I can’t, without rebooting the system, and if I do that then the log will be flooded with stuff from the most recent boot. Is there a way to check specifically what happened the previous boot?
I did that and scrolled down to the bottom, didn’t see anything out of the ordinary, just more of the same stuff it had been spitting for hours.
Assuming the log timestamps are correct, the last logged message happened 25 minutes before I rebooted the machine just now, which is long after the machine entered the crashed state. I have a vague time frame of when it went down so I checked those areas in the log too.
Throughout the entire log there are instances of the following errors, but I don’t think they’re related because they show up all the time in the log:
PAM unable to dlopen(/usr/lib64/security/pam_sss.so) …
Aug 12 12:40:30 dom0 kernel: i915 0000:00:02.0: [drm] Resetting rcs0 for preemption time out
Aug 12 12:40:30 dom0 kernel: i915 0000:00:02.0: [drm] Xorg[5133] context reset due to GPU hang
Aug 12 12:40:30 dom0 kernel: i915 0000:00:02.0: [drm] GPU HANG: ecode 9:1:85dffffb, in Xorg [5133]
Hmm, I didn’t see anything like that. I have a GeForce though.
I went ahead and stripped the machine down because it had some old hardware I wasn’t using anymore. Hopefully it was some of that causing the issue. If it’s not that and the PS/2 keyboard doesn’t save me and you guys don’t have any other theories then it may be time for me to buy new qubes pc tbh this smells of hardware issue more than anything I’ve ever seen in software, specially in Linux. now that it doesn’t crash again
Welp it crashed again this is definitely more frequent than last time. I had it on a lighter load than usual too
Does anybody know if the fact that the machine keeps running in the background is enough to rule out a RAM issue? I’m tempted to play trial and error with the RAM sticks but how could it possibly be the RAM if everything except user i/o works fine?
I’ve ran memtest overnight a couple times since this issue started.
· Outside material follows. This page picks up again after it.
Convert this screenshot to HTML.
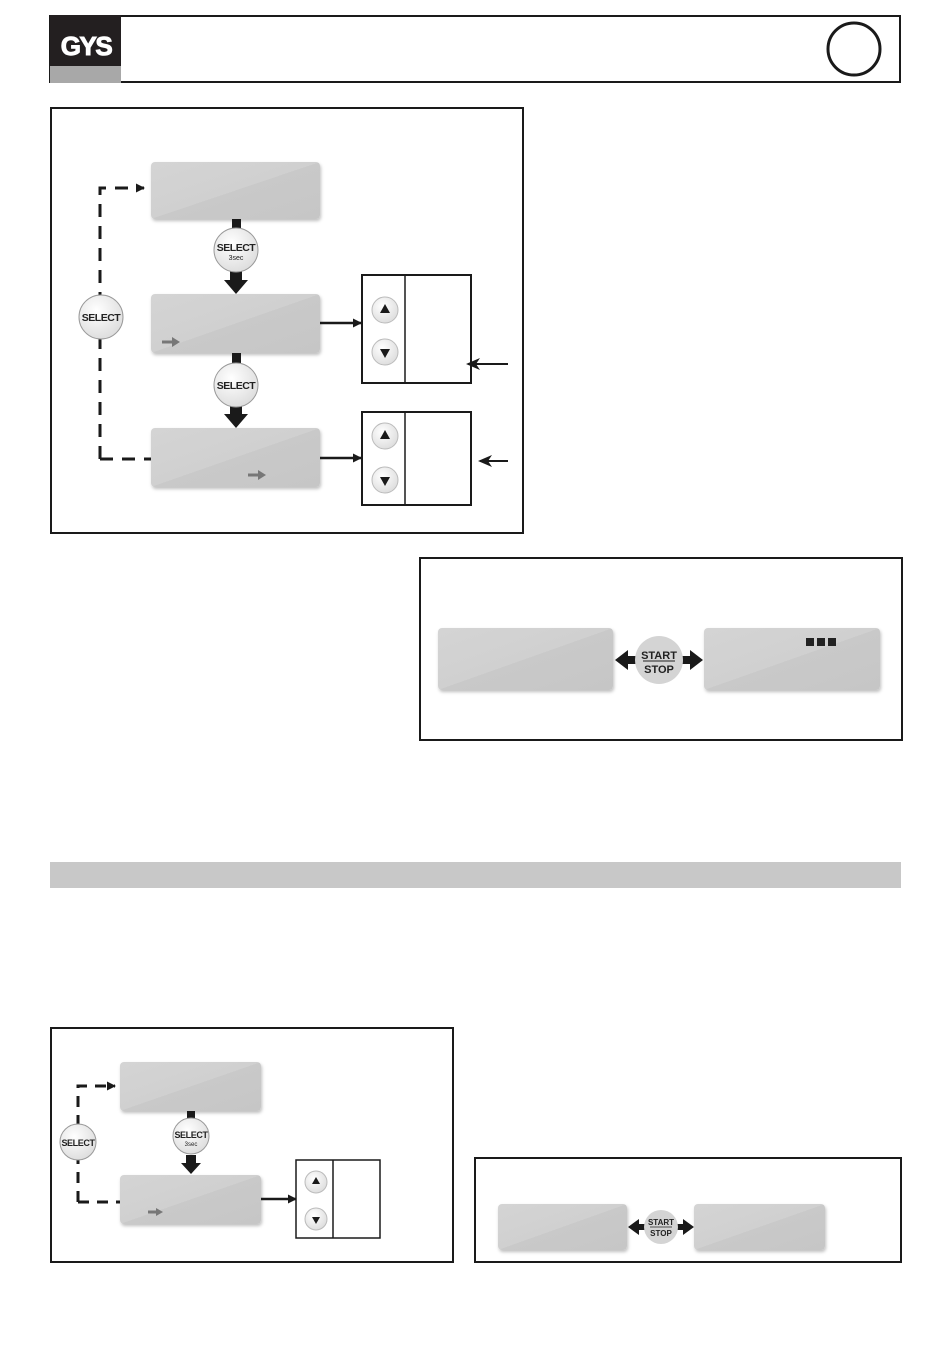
<!DOCTYPE html>
<html><head><meta charset="utf-8"><style>
html,body{margin:0;padding:0;background:#fff;}
svg{display:block;font-family:"Liberation Sans",sans-serif;}
</style></head><body>
<svg width="950" height="1353" viewBox="0 0 950 1353" xmlns="http://www.w3.org/2000/svg">
<defs>
<linearGradient id="lcd" x1="0" y1="0" x2="1" y2="1">
<stop offset="0" stop-color="#d4d4d4"/><stop offset="0.5" stop-color="#d0d0d0"/><stop offset="0.5" stop-color="#c9c9c9"/><stop offset="1" stop-color="#c6c6c6"/>
</linearGradient>
<radialGradient id="btn" cx="0.4" cy="0.35" r="0.7">
<stop offset="0" stop-color="#ffffff"/><stop offset="1" stop-color="#dcdcdc"/>
</radialGradient>
<filter id="sh" x="-10%" y="-10%" width="130%" height="140%"><feDropShadow dx="1" dy="2" stdDeviation="1.5" flood-color="#000" flood-opacity="0.25"/></filter>
<marker id="ah" markerWidth="9" markerHeight="9" refX="8" refY="4.5" orient="auto" markerUnits="userSpaceOnUse"><path d="M0,0 L9,4.5 L0,9 z" fill="#1a1a1a"/></marker>
<marker id="ah2" markerWidth="14" markerHeight="12" refX="12" refY="6" orient="auto" markerUnits="userSpaceOnUse"><path d="M0,0 L14,6 L0,12 L4,6 z" fill="#1a1a1a"/></marker>
</defs>

<!-- header -->
<rect x="50" y="16" width="850" height="66" fill="#fff" stroke="#1a1a1a" stroke-width="2"/>
<rect x="50" y="15" width="71" height="51" fill="#231f20"/>
<rect x="50" y="66" width="71" height="17" fill="#a8a8a8"/>
<text x="86" y="55" font-size="26" font-weight="bold" fill="#fff" text-anchor="middle" letter-spacing="-1.5" stroke="#fff" stroke-width="1">GYS</text>
<circle cx="854" cy="49" r="26" fill="none" stroke="#1a1a1a" stroke-width="3"/>

<!-- box1 -->
<rect x="51" y="108" width="472" height="425" fill="none" stroke="#1a1a1a" stroke-width="2"/>
<g filter="url(#sh)">
<rect x="151" y="162" width="169" height="57" rx="4" fill="url(#lcd)"/>
<rect x="151" y="294" width="169" height="59" rx="4" fill="url(#lcd)"/>
<rect x="151" y="428" width="169" height="59" rx="4" fill="url(#lcd)"/>
</g>
<rect x="232" y="219" width="9" height="12" fill="#1a1a1a"/>
<rect x="232" y="353" width="9" height="12" fill="#1a1a1a"/>
<path d="M230,270 h12 v10 h6 l-12,14 l-12,-14 h6z" fill="#1a1a1a"/>
<path d="M230,404 h12 v10 h6 l-12,14 l-12,-14 h6z" fill="#1a1a1a"/>
<circle cx="236" cy="250" r="22" fill="url(#btn)" stroke="#999" stroke-width="1"/>
<text x="236" y="251" font-size="10.5" font-weight="bold" text-anchor="middle" fill="#222" letter-spacing="-0.5">SELECT</text>
<text x="236" y="260" font-size="7" text-anchor="middle" fill="#222">3sec</text>
<circle cx="236" cy="385" r="22" fill="url(#btn)" stroke="#999" stroke-width="1"/>
<text x="236" y="389" font-size="10.5" font-weight="bold" text-anchor="middle" fill="#222" letter-spacing="-0.5">SELECT</text>
<path d="M100,459 V188 H144" fill="none" stroke="#1a1a1a" stroke-width="3" stroke-dasharray="13,9" marker-end="url(#ah)"/>
<path d="M100,459 H151" fill="none" stroke="#1a1a1a" stroke-width="3" stroke-dasharray="13,9"/>
<circle cx="101" cy="317" r="22" fill="url(#btn)" stroke="#999" stroke-width="1"/>
<text x="101" y="321" font-size="10.5" font-weight="bold" text-anchor="middle" fill="#222" letter-spacing="-0.5">SELECT</text>
<path d="M162,342 h12" stroke="#777" stroke-width="3"/><path d="M172,337 l8,5 l-8,5z" fill="#777"/>
<path d="M248,475 h12" stroke="#777" stroke-width="3"/><path d="M258,470 l8,5 l-8,5z" fill="#777"/>
<line x1="320" y1="323" x2="361" y2="323" stroke="#1a1a1a" stroke-width="2.5" marker-end="url(#ah)"/>
<line x1="320" y1="458" x2="361" y2="458" stroke="#1a1a1a" stroke-width="2.5" marker-end="url(#ah)"/>
<rect x="362" y="275" width="109" height="108" fill="#fff" stroke="#1a1a1a" stroke-width="2"/>
<line x1="405" y1="275" x2="405" y2="383" stroke="#1a1a1a" stroke-width="1.5"/>
<rect x="362" y="412" width="109" height="93" fill="#fff" stroke="#1a1a1a" stroke-width="2"/>
<line x1="405" y1="412" x2="405" y2="505" stroke="#1a1a1a" stroke-width="1.5"/>
<g stroke="#bbb" stroke-width="1" fill="url(#btn)">
<circle cx="385" cy="310" r="13"/><circle cx="385" cy="352" r="13"/>
<circle cx="385" cy="436" r="13"/><circle cx="385" cy="480" r="13"/>
</g>
<g fill="#1a1a1a">
<path d="M385,304 l5,9 h-10z"/><path d="M385,358 l5,-9 h-10z"/>
<path d="M385,430 l5,9 h-10z"/><path d="M385,486 l5,-9 h-10z"/>
</g>
<line x1="508" y1="364" x2="468" y2="364" stroke="#1a1a1a" stroke-width="2" marker-end="url(#ah2)"/>
<line x1="508" y1="461" x2="480" y2="461" stroke="#1a1a1a" stroke-width="2" marker-end="url(#ah2)"/>

<!-- box2 -->
<rect x="420" y="558" width="482" height="182" fill="none" stroke="#1a1a1a" stroke-width="2"/>
<g filter="url(#sh)">
<rect x="438" y="628" width="175" height="62" rx="4" fill="url(#lcd)"/>
<rect x="704" y="628" width="176" height="62" rx="4" fill="url(#lcd)"/>
</g>
<rect x="806" y="638" width="8" height="8" fill="#222"/><rect x="817" y="638" width="8" height="8" fill="#222"/><rect x="828" y="638" width="8" height="8" fill="#222"/>
<path d="M615,660 l13,-10 v6 h8 v8 h-8 v6z" fill="#1a1a1a"/>
<path d="M703,660 l-13,-10 v6 h-8 v8 h8 v6z" fill="#1a1a1a"/>
<circle cx="659" cy="660" r="24" fill="#d4d4d4"/>
<text x="659" y="659" font-size="11" font-weight="bold" text-anchor="middle" fill="#222">START</text>
<line x1="643" y1="661" x2="675" y2="661" stroke="#222" stroke-width="1"/>
<text x="659" y="673" font-size="11" font-weight="bold" text-anchor="middle" fill="#222">STOP</text>

<!-- gray bar -->
<rect x="50" y="862" width="851" height="26" fill="#c8c8c8"/>

<!-- box3 -->
<rect x="51" y="1028" width="402" height="234" fill="none" stroke="#1a1a1a" stroke-width="2"/>
<g filter="url(#sh)">
<rect x="120" y="1062" width="141" height="49" rx="4" fill="url(#lcd)"/>
<rect x="120" y="1175" width="141" height="49" rx="4" fill="url(#lcd)"/>
</g>
<rect x="187" y="1111" width="8" height="8" fill="#1a1a1a"/>
<path d="M186,1155 h10 v8 h5 l-10,11 l-10,-11 h5z" fill="#1a1a1a"/>
<circle cx="191" cy="1136" r="18" fill="url(#btn)" stroke="#999" stroke-width="1"/>
<text x="191" y="1138" font-size="9" font-weight="bold" text-anchor="middle" fill="#222" letter-spacing="-0.4">SELECT</text>
<text x="191" y="1146" font-size="6" text-anchor="middle" fill="#222">3sec</text>
<path d="M78,1202 V1086 H115" fill="none" stroke="#1a1a1a" stroke-width="3" stroke-dasharray="11,8" marker-end="url(#ah)"/>
<path d="M78,1202 H120" fill="none" stroke="#1a1a1a" stroke-width="3" stroke-dasharray="11,8"/>
<circle cx="78" cy="1142" r="18" fill="url(#btn)" stroke="#999" stroke-width="1"/>
<text x="78" y="1146" font-size="9" font-weight="bold" text-anchor="middle" fill="#222" letter-spacing="-0.4">SELECT</text>
<path d="M148,1212 h10" stroke="#777" stroke-width="3"/><path d="M156,1208 l7,4 l-7,4z" fill="#777"/>
<line x1="261" y1="1199" x2="296" y2="1199" stroke="#1a1a1a" stroke-width="2.5" marker-end="url(#ah)"/>
<rect x="296" y="1160" width="84" height="78" fill="#fff" stroke="#1a1a1a" stroke-width="1.5"/>
<line x1="333" y1="1160" x2="333" y2="1238" stroke="#1a1a1a" stroke-width="1.5"/>
<g stroke="#bbb" stroke-width="1" fill="url(#btn)"><circle cx="316" cy="1182" r="11"/><circle cx="316" cy="1219" r="11"/></g>
<g fill="#1a1a1a"><path d="M316,1177 l4,7 h-8z"/><path d="M316,1224 l4,-7 h-8z"/></g>

<!-- box4 -->
<rect x="475" y="1158" width="426" height="104" fill="none" stroke="#1a1a1a" stroke-width="2"/>
<g filter="url(#sh)">
<rect x="498" y="1204" width="129" height="46" rx="4" fill="url(#lcd)"/>
<rect x="694" y="1204" width="131" height="46" rx="4" fill="url(#lcd)"/>
</g>
<path d="M628,1227 l11,-8 v5 h6 v6 h-6 v5z" fill="#1a1a1a"/>
<path d="M694,1227 l-11,-8 v5 h-6 v6 h6 v5z" fill="#1a1a1a"/>
<circle cx="661" cy="1227" r="17" fill="#d4d4d4"/>
<text x="661" y="1225" font-size="8" font-weight="bold" text-anchor="middle" fill="#222">START</text>
<line x1="650" y1="1227" x2="672" y2="1227" stroke="#222" stroke-width="0.8"/>
<text x="661" y="1236" font-size="8" font-weight="bold" text-anchor="middle" fill="#222">STOP</text>
</svg>
</body></html>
It never reported any issues.
On another note; the strangest thing just happened. I just went to the bathroom and when I came back, I noticed the mouse pointer had returned on what was before a completely black screen. And it moves! Both keyboards are still dead, though (with caps lock stuck on, interestingly). I can only move the mouse. At this point I would expect the screensaver password prompt to appear, but it doesn’t. Now I’m even more confused For as long as I’ve had this issue, I hadn’t seen the mouse resuscitate until now.
Try to disconnect and connect back your keyboard.
Try to switch to another TTY with Ctrl+Alt+F2.
If it still won’t work then reboot the system and check the dom0 log to see if the keyboard disconnect/connect events were logged.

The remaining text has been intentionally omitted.